Brokerage firm BMO Capital Markets Corp. has settled with U.S. securities regulators over allegations that it breached securities rules in its handling of American Depositary Receipts (ADRs).

BMO Capital, the bank’s New York-based brokerage subsidiary, agreed Friday to pay more than $3.9 million (all figures in U.S. dollars) in a settlement with the U.S. Securities and Exchange Commission (SEC). The payment was comprised of $2.2 million in disgorgement, a $1.2 million penalty and over $546,000 in pre-judgment interest.

The firm settled the SEC’s allegations without admitting or denying them. It also co-operated with the regulator’s investigation.

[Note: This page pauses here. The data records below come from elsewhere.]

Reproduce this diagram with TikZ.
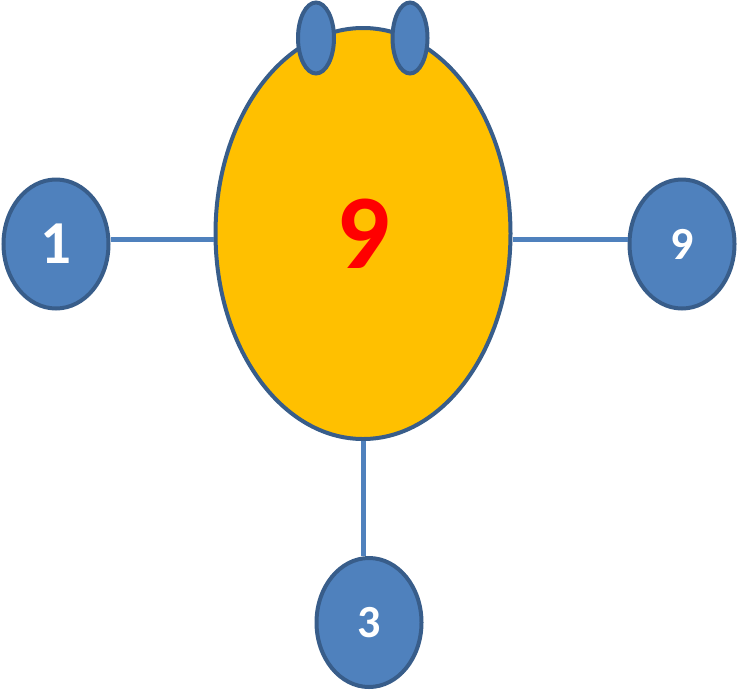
\documentclass[tikz,border=0pt]{standalone}
\usepackage{fontspec}
\setmainfont{Carlito}
\usetikzlibrary{shapes.geometric}
\definecolor{bfill}{HTML}{4F81BD}
\definecolor{bdraw}{HTML}{385D8A}
\definecolor{gold}{HTML}{FFC000}
\tikzset{
  blob/.style={ellipse, draw=bdraw, line width=4pt, fill=bfill, inner sep=0pt, text=white, font=\bfseries},
  big/.style={ellipse, draw=bdraw, line width=4pt, fill=gold, inner sep=0pt},
  link/.style={draw=bfill, line width=5pt}
}
\begin{document}
\begin{tikzpicture}[x=1pt,y=-1pt]
\useasboundingbox (0,0) rectangle (738,691);
\node[big, minimum width=295pt, minimum height=411pt, text=red, font=\bfseries\fontsize{106}{106}\selectfont] (main) at (363,233.5) {9};
\node[blob, minimum width=36pt, minimum height=71pt] (eL) at (316,38) {};
\node[blob, minimum width=35pt, minimum height=71pt] (eR) at (410,38) {};
\node[blob, minimum width=105pt, minimum height=129pt, font=\bfseries\fontsize{61}{61}\selectfont] (n1) at (56,244) {1};
\node[blob, minimum width=105pt, minimum height=129pt, font=\bfseries\fontsize{46}{46}\selectfont] (n9) at (682,244) {9};
\node[blob, minimum width=105pt, minimum height=129pt, font=\bfseries\fontsize{46}{46}\selectfont] (n3) at (369,622.5) {3};
\draw[link] (n1.east |- 0,239) -- (main.west |- 0,239);
\draw[link] (main.east |- 0,239) -- (n9.west |- 0,239);
\draw[link] (main.south) -- (main.south |- n3.north);
\end{tikzpicture}
\end{document}
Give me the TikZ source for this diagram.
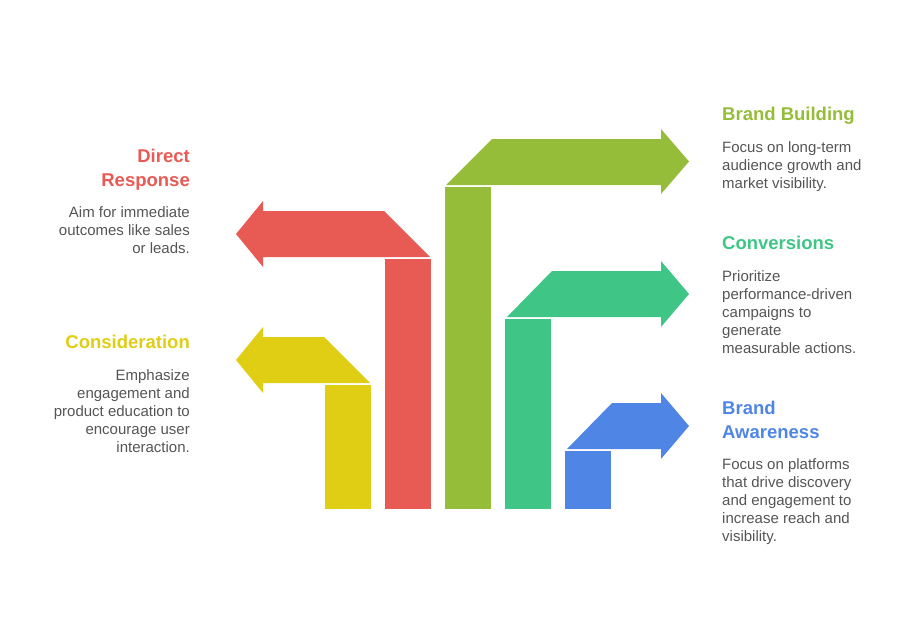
\documentclass[tikz,border=0pt]{standalone}
\usepackage{fontspec}
\setmainfont{Liberation Sans}
\usetikzlibrary{positioning}
\definecolor{cRed}{HTML}{E85A54}
\definecolor{cOlive}{HTML}{96BD3A}
\definecolor{cGreen}{HTML}{3FC686}
\definecolor{cBlue}{HTML}{4F86E6}
\definecolor{cYellow}{HTML}{E0CE14}
\definecolor{cBody}{HTML}{555555}
\tikzset{
bar/.style = {rectangle, inner sep=0pt, minimum width=46pt, anchor=south west},
title/.style = {inner sep=0pt, font=\fontsize{18.5}{24}\selectfont\bfseries},
titleR/.style = {title, align=left, anchor=north west},
titleL/.style = {title, align=right, anchor=north east},
body/.style = {inner sep=0pt, text=cBody, font=\fontsize{15}{18}\selectfont},
bodyR/.style = {body, align=left, anchor=north west},
bodyL/.style = {body, align=right, anchor=north east}
}

\begin{document}
\begin{tikzpicture}[x=1pt,y=-1pt]
    \useasboundingbox (0,0) rectangle (912,618);

    % columns
    \node [bar,fill=cYellow,minimum height=124pt] (barYellow) at (325,509) {};
    \node [bar,fill=cRed,minimum height=250pt] (barRed) at (385,509) {};
    \node [bar,fill=cOlive,minimum height=322pt] (barOlive) at (445,509) {};
    \node [bar,fill=cGreen,minimum height=190pt] (barGreen) at (505,509) {};
    \node [bar,fill=cBlue,minimum height=58pt] (barBlue) at (565,509) {};

    % arrow heads
    \fill[cYellow] (370,383) -- (324,337) -- (263,337) -- (263,327) -- (236,360) -- (263,393) -- (263,383) -- cycle;
    \fill[cRed] (430,257) -- (384,211) -- (263,211) -- (263,201) -- (236,234) -- (263,267) -- (263,257) -- cycle;
    \fill[cOlive] (446,185) -- (492,139) -- (661,139) -- (661,129) -- (689,161.5) -- (661,194) -- (661,185) -- cycle;
    \fill[cGreen] (507,317) -- (552,271) -- (661,271) -- (661,261) -- (689,294) -- (661,327) -- (661,317) -- cycle;
    \fill[cBlue] (567,449) -- (612,403) -- (661,403) -- (661,393) -- (689,426) -- (661,459) -- (661,449) -- cycle;

    % right side
    \node [titleR,text=cOlive] (titleBuilding) at (722,103.7) {Brand Building\strut};
    \node [bodyR,below=13pt of titleBuilding.south west,anchor=north west] (textBuilding)
      {Focus on long-term\\audience growth and\\market visibility.};

    \node [titleR,text=cGreen] (titleConv) at (722,232.7) {Conversions\strut};
    \node [bodyR,below=13pt of titleConv.south west,anchor=north west] (textConv)
      {Prioritize\\performance-driven\\campaigns to\\generate\\measurable actions.};

    \node [titleR,text=cBlue] (titleAware) at (722,400.5) {Brand\\Awareness\strut};
    \node [bodyR,below=13pt of titleAware.south west,anchor=north west] (textAware)
      {Focus on platforms\\that drive discovery\\and engagement to\\increase reach and\\visibility.};

    % left side
    \node [titleL,text=cRed] (titleDirect) at (190,148.5) {Direct\\Response\strut};
    \node [bodyL,below=13pt of titleDirect.south east,anchor=north east] (textDirect)
      {Aim for immediate\\outcomes like sales\\or leads.};

    \node [titleL,text=cYellow] (titleCons) at (190,331.7) {Consideration\strut};
    \node [bodyL,below=13pt of titleCons.south east,anchor=north east] (textCons)
      {Emphasize\\engagement and\\product education to\\encourage user\\interaction.};

\end{tikzpicture}
\end{document}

According to the SEC, BMO obtained pre-release ADRs that were not properly backed by foreign shares. It also found that the firm failed to reasonably supervise its securities lending desk personnel.

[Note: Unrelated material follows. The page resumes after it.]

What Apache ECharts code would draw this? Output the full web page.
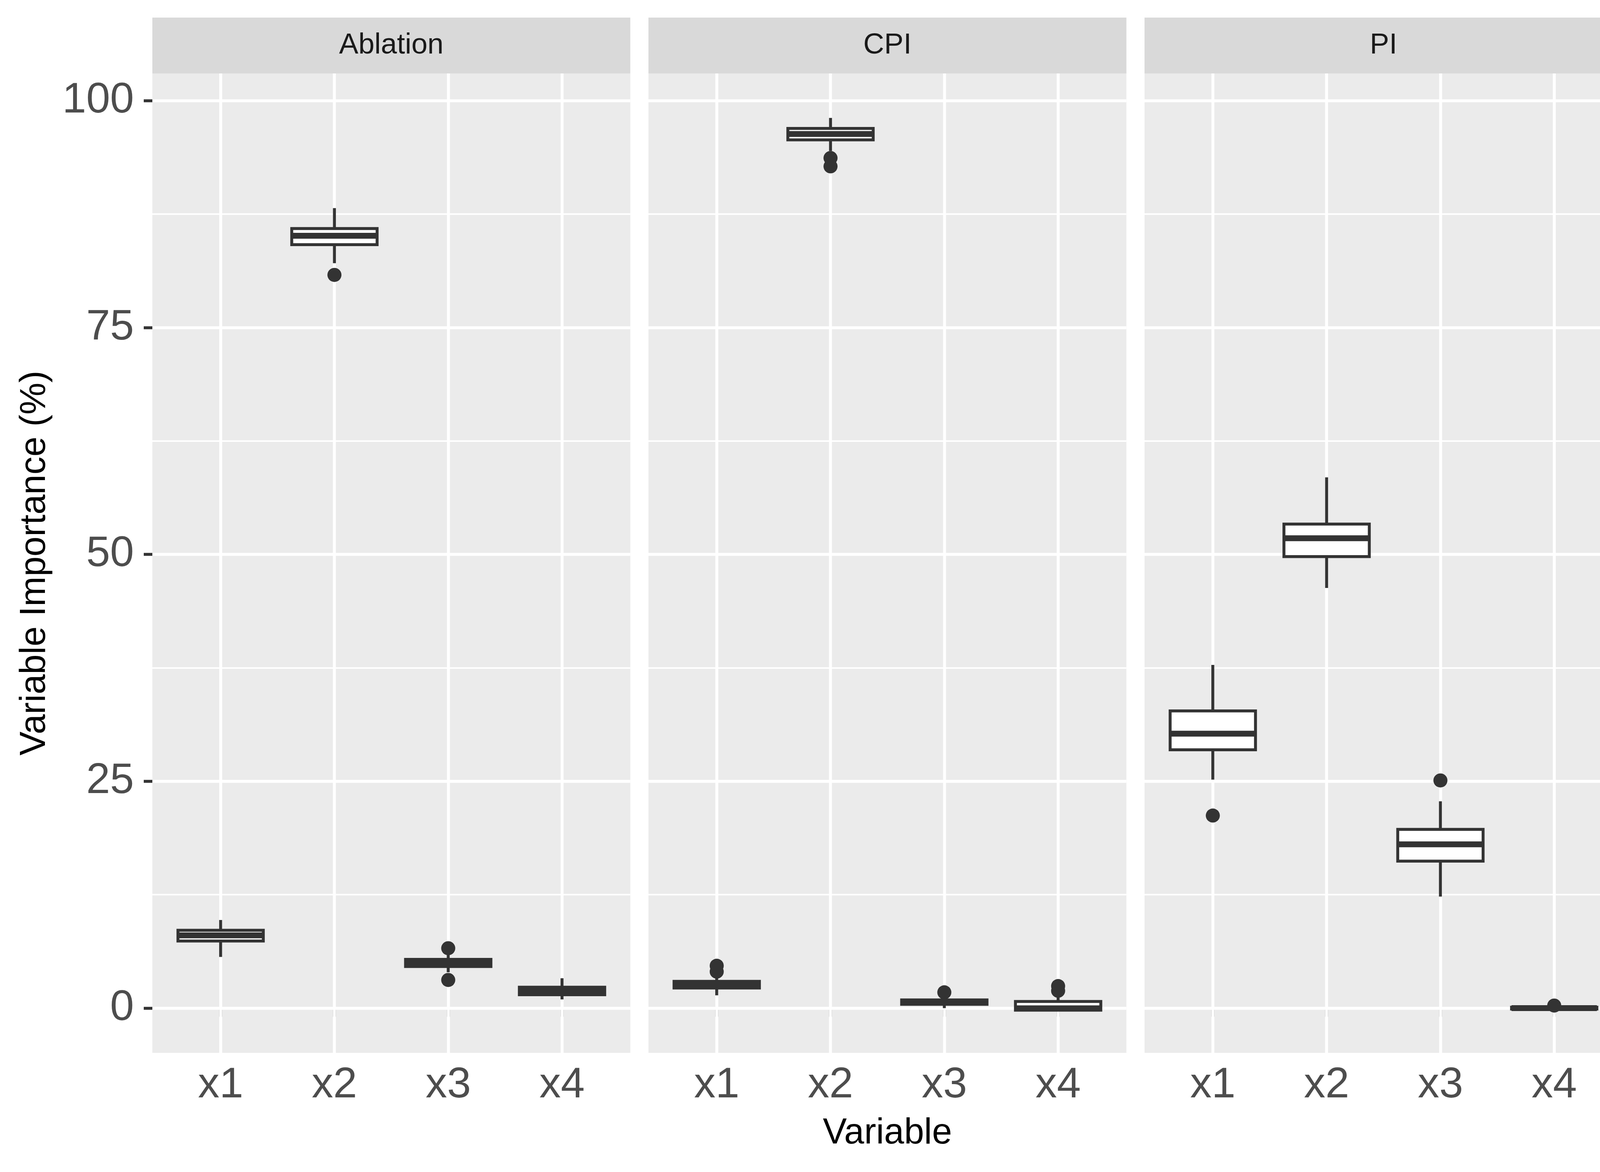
<!DOCTYPE html>
<html>
<head>
<meta charset="utf-8">
<script src="https://cdn.jsdelivr.net/npm/echarts@6/dist/echarts.min.js"></script>
<style>
  html, body { margin: 0; padding: 0; background: #FFFFFF; }
  #chart { width: 4200px; height: 3000px; }
</style>
</head>
<body>
<div id="chart"></div>
<script>
// ---------------- data ----------------
const facets = ['Ablation', 'CPI', 'PI'];
const variables = ['x1', 'x2', 'x3', 'x4'];
const yTicks = [0, 25, 50, 75, 100];
const yMinorTicks = [12.5, 37.5, 62.5, 87.5];

// each box: [lower whisker, Q1, median, Q3, upper whisker], in variable order
const ablationBoxes = [
  [5.64, 7.39, 8.02, 8.58, 9.71],
  [82.09, 84.13, 85.11, 85.91, 88.16],
  [3.95, 4.58, 4.98, 5.37, 5.95],
  [0.96, 1.47, 1.90, 2.30, 3.29]
];
const cpiBoxes = [
  [1.41, 2.22, 2.60, 2.95, 3.40],
  [94.45, 95.68, 96.33, 96.94, 98.10],
  [0.00, 0.42, 0.65, 0.90, 1.30],
  [-0.23, -0.23, -0.02, 0.73, 1.50]
];
const piBoxes = [
  [25.18, 28.47, 30.24, 32.75, 37.82],
  [46.30, 49.76, 51.78, 53.34, 58.49],
  [12.29, 16.20, 18.05, 19.70, 22.79],
  [-0.12, -0.10, 0.00, 0.10, 0.15]
];

// outliers: [variable, value]
const ablationOutliers = [['x2', 80.80], ['x3', 6.60], ['x3', 3.10]];
const cpiOutliers = [['x1', 4.67], ['x1', 4.02], ['x2', 93.68], ['x2', 92.76], ['x3', 1.74], ['x4', 2.43], ['x4', 1.91]];
const piOutliers = [['x1', 21.22], ['x3', 25.09], ['x4', 0.28]];

const boxesByFacet = [ablationBoxes, cpiBoxes, piBoxes];
const outliersByFacet = [ablationOutliers, cpiOutliers, piOutliers];

// ---------------- layout / style ----------------
const FONT = '"Liberation Sans", Arial, Helvetica, sans-serif';
const PANEL_LEFT = 390, PANEL_W = 1223.6, PANEL_GAP = 46.4;
const PANEL_TOP = 188, PANEL_BOTTOM = 2695;
const STRIP_TOP = 45;
const Y_MIN = -4.93, Y_MAX = 103.0;
const BOX_WIDTH = 0.75;
const LINE_COLOR = '#333333';
const BOX_LW = 7.5, MEDIAN_LW = 15;
const GRID_MAJOR_LW = 7.5, GRID_MINOR_LW = 3.8;

const xPositions = variables.map((_, k) => k + 1);

function renderBox(params, api) {
  const x = api.value(0);
  const lo = api.value(1), q1 = api.value(2), med = api.value(3), q3 = api.value(4), hi = api.value(5);
  const half = api.size([BOX_WIDTH, 0])[0] / 2;
  const c = v => api.coord([x, v]);
  const pLo = c(lo), pQ1 = c(q1), pMed = c(med), pQ3 = c(q3), pHi = c(hi);
  return {
    type: 'group',
    children: [
      { type: 'line', shape: { x1: pHi[0], y1: pHi[1], x2: pQ3[0], y2: pQ3[1] },
        style: { stroke: LINE_COLOR, lineWidth: BOX_LW } },
      { type: 'line', shape: { x1: pQ1[0], y1: pQ1[1], x2: pLo[0], y2: pLo[1] },
        style: { stroke: LINE_COLOR, lineWidth: BOX_LW } },
      { type: 'rect', shape: { x: pQ3[0] - half, y: pQ3[1], width: 2 * half, height: pQ1[1] - pQ3[1] },
        style: { fill: '#FFFFFF', stroke: LINE_COLOR, lineWidth: BOX_LW, lineJoin: 'miter' } },
      { type: 'line', shape: { x1: pMed[0] - half, y1: pMed[1], x2: pMed[0] + half, y2: pMed[1] },
        style: { stroke: LINE_COLOR, lineWidth: MEDIAN_LW, lineCap: 'butt' } }
    ]
  };
}

const grids = [], xAxes = [], yAxes = [], series = [], titles = [];

facets.forEach((facet, i) => {
  const left = PANEL_LEFT + i * (PANEL_W + PANEL_GAP);
  // main panel
  grids.push({ left: left, top: PANEL_TOP, width: PANEL_W, height: PANEL_BOTTOM - PANEL_TOP,
    show: true, backgroundColor: '#EBEBEB', borderWidth: 0, containLabel: false });
  xAxes.push({
    gridIndex: i, type: 'value', min: 1 - 0.6, max: variables.length + 0.6,
    axisLine: { show: false }, splitLine: { show: false },
    axisTick: { show: true, customValues: xPositions, length: 22, lineStyle: { color: LINE_COLOR, width: 7.5 } },
    axisLabel: { show: true, customValues: xPositions, formatter: v => variables[Math.round(v) - 1] || '',
      margin: 29, fontSize: 110, color: '#4D4D4D', fontFamily: FONT },
    name: i === 1 ? 'Variable' : '', nameLocation: 'middle', nameGap: 161,
    nameTextStyle: { fontSize: 92, color: '#000000', fontFamily: FONT }
  });
  yAxes.push({
    gridIndex: i, type: 'value', min: Y_MIN, max: Y_MAX,
    axisLine: { show: false }, splitLine: { show: false },
    axisTick: { show: i === 0, customValues: yTicks, length: 22, lineStyle: { color: LINE_COLOR, width: 7.5 } },
    axisLabel: { show: i === 0, customValues: yTicks, formatter: v => String(v),
      margin: 47, fontSize: 110, color: '#4D4D4D', fontFamily: FONT },
    name: i === 0 ? 'Variable Importance (%)' : '', nameLocation: 'middle', nameGap: 254, nameRotate: 90,
    nameTextStyle: { fontSize: 92, color: '#000000', fontFamily: FONT }
  });

  const gridLines = [];
  yMinorTicks.forEach(v => gridLines.push({ yAxis: v, lineStyle: { width: GRID_MINOR_LW } }));
  yTicks.forEach(v => gridLines.push({ yAxis: v, lineStyle: { width: GRID_MAJOR_LW } }));
  xPositions.forEach(v => gridLines.push({ xAxis: v, lineStyle: { width: GRID_MAJOR_LW } }));

  series.push({
    type: 'custom', name: facet + ' boxes', xAxisIndex: i, yAxisIndex: i, z: 3,
    renderItem: renderBox,
    encode: { x: 0, y: [1, 2, 3, 4, 5] },
    data: boxesByFacet[i].map((b, k) => [xPositions[k]].concat(b))
  });
  series.push({
    type: 'scatter', name: facet + ' outliers', xAxisIndex: i, yAxisIndex: i, z: 4,
    symbol: 'circle', symbolSize: 36,
    itemStyle: { color: LINE_COLOR, opacity: 1 },
    data: outliersByFacet[i].map(o => [variables.indexOf(o[0]) + 1, o[1]]),
    markLine: {
      z: 1, silent: true, symbol: 'none', animation: false,
      label: { show: false }, emphasis: { disabled: true },
      lineStyle: { color: '#FFFFFF', type: 'solid', opacity: 1 },
      data: gridLines
    }
  });

  // strip
  titles.push({
    text: facet, left: left + PANEL_W / 2, top: STRIP_TOP + (PANEL_TOP - STRIP_TOP) / 2,
    textAlign: 'center', textVerticalAlign: 'middle', padding: 0,
    textStyle: { fontSize: 74, fontWeight: 'normal', color: '#1A1A1A', fontFamily: FONT }
  });
});

// strip background grids
facets.forEach((facet, i) => {
  const left = PANEL_LEFT + i * (PANEL_W + PANEL_GAP);
  grids.push({ left: left, top: STRIP_TOP, width: PANEL_W, height: PANEL_TOP - STRIP_TOP,
    show: true, backgroundColor: '#D9D9D9', borderWidth: 0 });
  xAxes.push({ gridIndex: 3 + i, type: 'value', show: false, splitLine: { show: false } });
  yAxes.push({ gridIndex: 3 + i, type: 'value', show: false, splitLine: { show: false } });
});

const chart = echarts.init(document.getElementById('chart'), null, { renderer: 'canvas', width: 4200, height: 3000 });
chart.setOption({
  animation: false,
  backgroundColor: '#FFFFFF',
  textStyle: { fontFamily: FONT },
  title: titles,
  grid: grids,
  xAxis: xAxes,
  yAxis: yAxes,
  series: series
});
</script>
</body>
</html>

ADRs are U.S. securities that represent foreign shares and require the same amount of foreign shares to be held in custody. Firms can acquire pre-release ADRs as long as they have an agreement with a depositary bank and the broker, or its customer, owns the required foreign shares.

In this case, the SEC’s order finds the firm improperly obtained pre-released ADRs indirectly from other broker-dealers.

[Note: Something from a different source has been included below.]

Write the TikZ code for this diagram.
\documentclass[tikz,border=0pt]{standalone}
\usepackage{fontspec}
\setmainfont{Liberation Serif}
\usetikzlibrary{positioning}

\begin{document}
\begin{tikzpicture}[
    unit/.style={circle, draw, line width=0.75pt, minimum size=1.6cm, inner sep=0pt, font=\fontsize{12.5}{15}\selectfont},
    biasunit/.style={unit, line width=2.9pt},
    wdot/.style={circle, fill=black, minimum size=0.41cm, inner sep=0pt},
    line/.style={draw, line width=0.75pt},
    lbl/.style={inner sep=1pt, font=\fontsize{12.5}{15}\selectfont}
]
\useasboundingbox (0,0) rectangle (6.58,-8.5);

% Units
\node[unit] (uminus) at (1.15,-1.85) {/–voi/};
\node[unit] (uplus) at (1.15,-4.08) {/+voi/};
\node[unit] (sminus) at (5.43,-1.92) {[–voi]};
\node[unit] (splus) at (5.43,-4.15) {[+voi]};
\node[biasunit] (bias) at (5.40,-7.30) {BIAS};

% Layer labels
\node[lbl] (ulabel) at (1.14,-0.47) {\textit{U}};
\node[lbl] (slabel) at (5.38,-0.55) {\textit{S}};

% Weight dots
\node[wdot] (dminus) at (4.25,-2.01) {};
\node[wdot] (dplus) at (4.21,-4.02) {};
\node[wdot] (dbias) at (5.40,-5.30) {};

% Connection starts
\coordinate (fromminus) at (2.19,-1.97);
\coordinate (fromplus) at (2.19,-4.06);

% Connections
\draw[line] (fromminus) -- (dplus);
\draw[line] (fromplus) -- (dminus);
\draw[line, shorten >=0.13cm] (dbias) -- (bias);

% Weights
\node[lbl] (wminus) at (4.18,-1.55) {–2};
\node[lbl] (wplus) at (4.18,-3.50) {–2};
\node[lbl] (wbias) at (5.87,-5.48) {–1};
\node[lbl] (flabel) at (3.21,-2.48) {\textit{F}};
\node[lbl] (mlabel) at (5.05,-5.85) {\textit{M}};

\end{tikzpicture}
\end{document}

The regulator settled similar allegations against brokerage firm Cantor Fitzgerald & Co., which is paying $647,000 to settle the case without admitting or denying the charges.

In total, the SEC has now charged 13 firms for engaging in abusive ADR pre-release practices, generating settlements of more than $427 million.

“The SEC continues to hold accountable parties that abused the ADR markets over an extended period of time,” said Sanjay Wadhwa, senior associate director for enforcement in the SEC’s New York office, in a statement.

“U.S. investors who invest in foreign companies through ADRs have a right to expect that market professionals aren’t gaming the system,” he added.